How to stop drinking alcohol

Quit drinking alcohol

Quit drinking alcohol

Alcohol is one of the addictions that are very difficult to control or stop. To stop drinking alcohol needs a lot of determination and self-perseverance. No matter how difficult and obsessed you are with alcohol, you can still overcome the addiction and come out of it.

How to Stop Drinking Alcohol

Read: How to quit smoking naturally

  1. Write Your Quitting Reasons.

    Whatever your reasons are for trying to stop drinking alcohol you need to write them down carefully. Write all of these reasons out to build your motivation for quitting. Your top reasons for quitting could be that you always drink too much after having a single drink, you get in fights with your partner when you drink, and health reasons. These are great reasons to quit. Keep this list so you can look at it when you’re feeling tempted to drink.

  2. Set a Date That You Want to Stop Drinking.

    Setting a date means that you want to give yourself a target. This gives you a clear starting time to aim for. After you set a date, begin preparation to meet your target. Leave as many reminders as you have to. Circle the date on your calendar, set an alarm on your phone, and or leave post-its around your home.

  3. Take Baby Steps.

    Quitting alcohol may not be an automatic movement. You will need to take baby steps to achieve your aim especially if you are an addict. Begin with keeping your drinking limited to a few days or you might want to work your way up to quitting entirely. This is a personal choice for you. Remember that limiting your drinking to a few days doesn’t mean you can go crazy and binge on those days. This is just as harmful as drinking throughout the week.

  4. Consult Your Doctor.

    See your doctor for a health checkup before quitting. At your appointment, be honest with your doctor about how much you really drink. Your doctor needs that information to judge your overall health and recommend the best strategies to reach your goal. In some cases, your doctor might prescribe medication to help reduce your alcohol cravings. This is usually only for heavy drinkers. If you’ve been an alcoholic for several years, your doctor might recommend going through a professional detox program. This is because alcohol withdrawal could be dangerous for heavy drinkers.

  5. Get Rid of Alcohol Environment and Company.

    Remove all the alcohol from your home and avoid friends and company that make you drink alcohol. If you usually keep alcohol in your home, then you’ll feel a stronger temptation to drink. You’ll be much more successful if you get rid of everything. If you have roommates or partners in your home, ask for their cooperation.

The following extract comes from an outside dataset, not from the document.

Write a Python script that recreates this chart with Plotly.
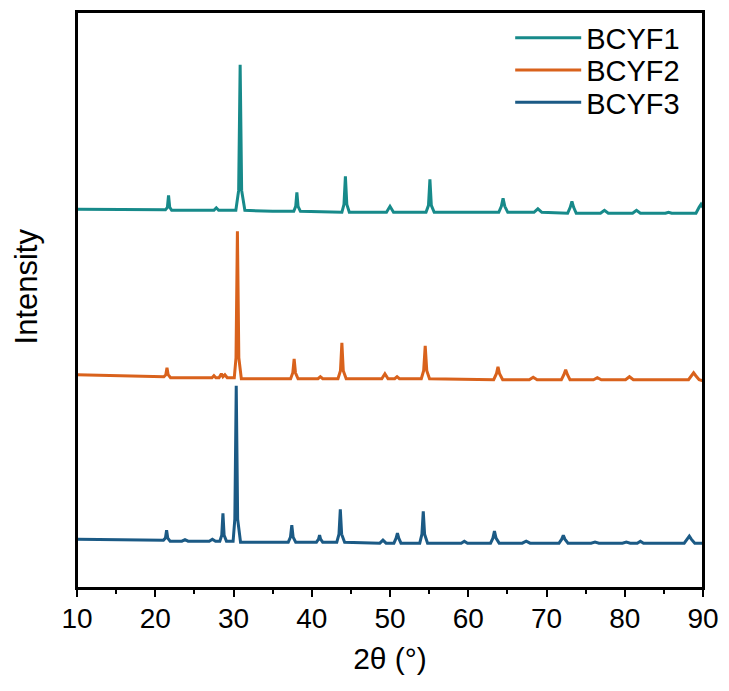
import plotly.graph_objects as go

# Series data: 2-theta (deg) and intensity (a.u., relative to each pattern's baseline)
BCYF1_X = [10, 15, 20, 21.3, 21.55, 21.7, 21.85, 22.1, 25, 27.5, 27.8, 28.1, 30.3, 30.66, 30.85, 31.04, 31.45,
           35, 37.7, 37.95, 38.1, 38.25, 38.55, 42, 43.85, 44.12, 44.3, 44.48, 44.8, 49.55, 50.0, 50.45,
           54.6, 54.92, 55.1, 55.28, 55.65, 60, 63.9, 64.23, 64.45, 64.67, 65.05, 68.4, 68.9, 69.4,
           72.7, 73.03, 73.25, 73.47, 73.8, 76.9, 77.4, 77.9, 81.0, 81.5, 82.0, 85.2, 85.6, 86.0,
           89.1, 89.5, 89.75, 90]
BCYF1_Y = [1, 1, 0.5, 0.5, 3, 15, 3, 0, 0, 0, 2.5, 0, 0, 20, 146, 20, 0,
           -1, -1, 4, 18, 4, -1, -2, -2, 6, 34, 6, -2, -2, 4, -2,
           -2, 5, 31, 5, -2, -2, -2, 4, 12, 4, -2, -2, 1.5, -2,
           -3, 3, 9, 3, -3, -3, 0, -3, -3, 0, -3, -3, -2, -3,
           -3, 3, 6, 3]

BCYF2_X = [10, 15, 20, 21.1, 21.35, 21.5, 21.65, 21.95, 25, 27.25, 27.5, 27.75, 28.15, 28.45, 28.65, 28.9, 29.2,
           30.1, 30.32, 30.5, 30.68, 31.0, 35, 37.3, 37.58, 37.75, 37.92, 38.25, 40.8, 41.1, 41.4,
           43.35, 43.67, 43.85, 44.03, 44.4, 48.95, 49.35, 49.75, 50.6, 50.9, 51.2,
           54.0, 54.3, 54.5, 54.7, 55.05, 60, 63.25, 63.6, 63.8, 64.0, 64.4, 67.8, 68.3, 68.8,
           71.9, 72.22, 72.45, 72.68, 73.0, 76.0, 76.5, 77.0, 80.1, 80.6, 81.1,
           88.15, 88.52, 88.8, 89.08, 89.5, 90]
BCYF2_Y = [3, 2, 1, 1, 3, 10, 3, 0, 0, 0, 2, 0, 0, 4, 1, 3, 0,
           0, 20, 147, 20, -1, -1, -1, 5, 19, 5, -1, -1, 1, -1,
           -1, 7, 35, 7, -1, -1, 4, -1, -1, 1, -1,
           -1, 7, 32, 7, -1, -2, -2, 4, 11, 4, -2, -2, 0.5, -2,
           -2, 3, 8, 3, -2, -2, 0, -2, -2, 1, -2,
           -2, 2, 5, 2, -2, -3]

BCYF3_X = [10, 15, 20, 21.05, 21.3, 21.45, 21.6, 21.9, 23.4, 23.8, 24.2, 26.9, 27.3, 27.7,
           28.25, 28.5, 28.65, 28.8, 29.1, 29.95, 30.17, 30.35, 30.53, 30.9, 35,
           37.0, 37.28, 37.45, 37.62, 37.95, 40.6, 40.87, 41.0, 41.13, 41.4,
           43.2, 43.48, 43.65, 43.82, 44.2, 48.7, 49.1, 49.5, 50.5, 50.78, 50.95, 51.12, 51.4,
           53.8, 54.08, 54.25, 54.42, 54.8, 59.1, 59.5, 59.9, 62.85, 63.15, 63.35, 63.55, 63.95,
           66.9, 67.4, 67.9, 71.6, 71.95, 72.15, 72.35, 72.75, 75.7, 76.2, 76.7, 79.7, 80.2, 80.7,
           81.6, 82.0, 82.4, 87.6, 88.0, 88.25, 88.5, 88.95, 90]
BCYF3_Y = [2, 1.5, 1, 1, 3, 11, 3, 0, 0, 1.5, 0, 0, 2, 0,
           0, 6, 28, 6, 0, 0, 22, 156, 22, -1, -1,
           -1, 4, 16, 4, -1, -1, 2, 6, 2, -1,
           -1, 7, 32, 7, -1, -2, 1, -2, -2, 3, 8, 3, -2,
           -2, 7, 30, 7, -2, -2, 0, -2, -2, 3, 10, 3, -2,
           -2, 0, -2, -2, 2, 6, 2, -2, -2, -1, -2, -2, -1, -2,
           -2, 0, -2, -2, 2, 5, 2, -2, -2]

NAMES = ["BCYF1", "BCYF2", "BCYF3"]
OFFSETS = [379, 211, 47]
COLORS = ["#178a8a", "#d9621c", "#1b5a85"]
LEGEND_IDS = ["legend", "legend2", "legend3"]
LEGEND_Y = [0.955, 0.899, 0.843]
X_TICKS = [10, 20, 30, 40, 50, 60, 70, 80, 90]

assert len(BCYF1_X) == len(BCYF1_Y)
assert len(BCYF2_X) == len(BCYF2_Y)
assert len(BCYF3_X) == len(BCYF3_Y)

series = [(BCYF1_X, BCYF1_Y), (BCYF2_X, BCYF2_Y), (BCYF3_X, BCYF3_Y)]

FONT = "Liberation Sans, Arial, sans-serif"

fig = go.Figure()
for (xs, ys), name, off, col, lg in zip(series, NAMES, OFFSETS, COLORS, LEGEND_IDS):
    fig.add_trace(go.Scatter(
        x=xs, y=[v + off for v in ys], mode="lines", name=name,
        line=dict(color=col, width=3), legend=lg,
    ))

legend_style = dict(x=0.692, xanchor="left", yanchor="middle",
                    bgcolor="rgba(0,0,0,0)", font=dict(size=29, family=FONT, color="black"),
                    itemwidth=66)
fig.update_layout(
    width=729, height=691,
    margin=dict(l=77, r=22, t=10, b=103),
    paper_bgcolor="white", plot_bgcolor="white",
    font=dict(family=FONT, color="black", size=28),
    showlegend=True,
    legend=dict(y=LEGEND_Y[0], **legend_style),
    legend2=dict(y=LEGEND_Y[1], **legend_style),
    legend3=dict(y=LEGEND_Y[2], **legend_style),
    shapes=[dict(type="rect", xref="paper", yref="paper", x0=0, y0=0, x1=1, y1=1,
                 line=dict(color="black", width=2), fillcolor="rgba(0,0,0,0)", layer="above")],
    annotations=[dict(text="Intensity", textangle=-90, xref="paper", yref="paper",
                      x=-0.081, y=0.524, xanchor="center", yanchor="middle", showarrow=False,
                      font=dict(size=31, family=FONT, color="black"))],
)
fig.update_xaxes(
    range=[10, 90], tickvals=X_TICKS, ticktext=[str(t) for t in X_TICKS],
    showline=True, linecolor="black", linewidth=2, mirror=True,
    ticks="outside", ticklen=7, tickwidth=2, tickcolor="black",
    minor=dict(dtick=5, ticks="outside", ticklen=4, tickwidth=2, tickcolor="black", tick0=5),
    showgrid=False, zeroline=False,
    tickfont=dict(size=28, family=FONT), ticklabelstandoff=-3,
    title=dict(text="2θ (°)", font=dict(size=30, family=FONT), standoff=15),
)
fig.update_yaxes(
    range=[0, 578], showticklabels=False, ticks="",
    showline=True, linecolor="black", linewidth=2, mirror=True,
    showgrid=False, zeroline=False,
)

fig.write_html("out.html")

At the very least, have them hide or lock up their alcohol so you can’t get it. Identify the triggers that make you want to drink and do your best to avoid them. Common triggers include stress, being around alcohol, festive events like birthdays, or even a certain time of day.

  6. Get a Distraction and Get Busy.Try to stay active to forget about temptations and urges to control your cravings. Urges are much worse when you have nothing to do, so stay as busy as up you can. Schedule out your days with chores, work, errands, and healthy habits like exercise to keep your mind off alcohol. Activities like meditation and exercise have a good success rate for helping suppress cravings. Try doing one of these activities when you feel like drinking. You could tell yourself that every time you have a craving, you’ll go for a walk, do some cleaning or talk to someone you can trust.
  7. Join a Support Group.

    These groups are designed to help people just like you and provide an outlet for support. Join a local support group and attend meetings to talk with other people like yourself. You’ll feel much less alone when you’re part of a community.

  8. Treatment and Detox.

    You may need treatment and detox to help you in your journey to stop alcohol especially if you are a heavy drinker. You might go through withdrawal symptoms if you’ve been a heavy drinker for a long time. In this case, it’s much safer to go through a professional detox program at a treatment center. This way, you can get yourself through the withdrawal period with fewer complications than if you tried it at home. Ask your doctor for a recommendation on the best treatment center for you.  After detox, you may experience some common withdrawal symptoms like sweating, shaking, rapid heartbeat, agitation or restlessness, nausea and vomiting, and insomnia. In rarer cases, withdrawal can cause seizures or hallucinations. Get emergency medical help if this happens.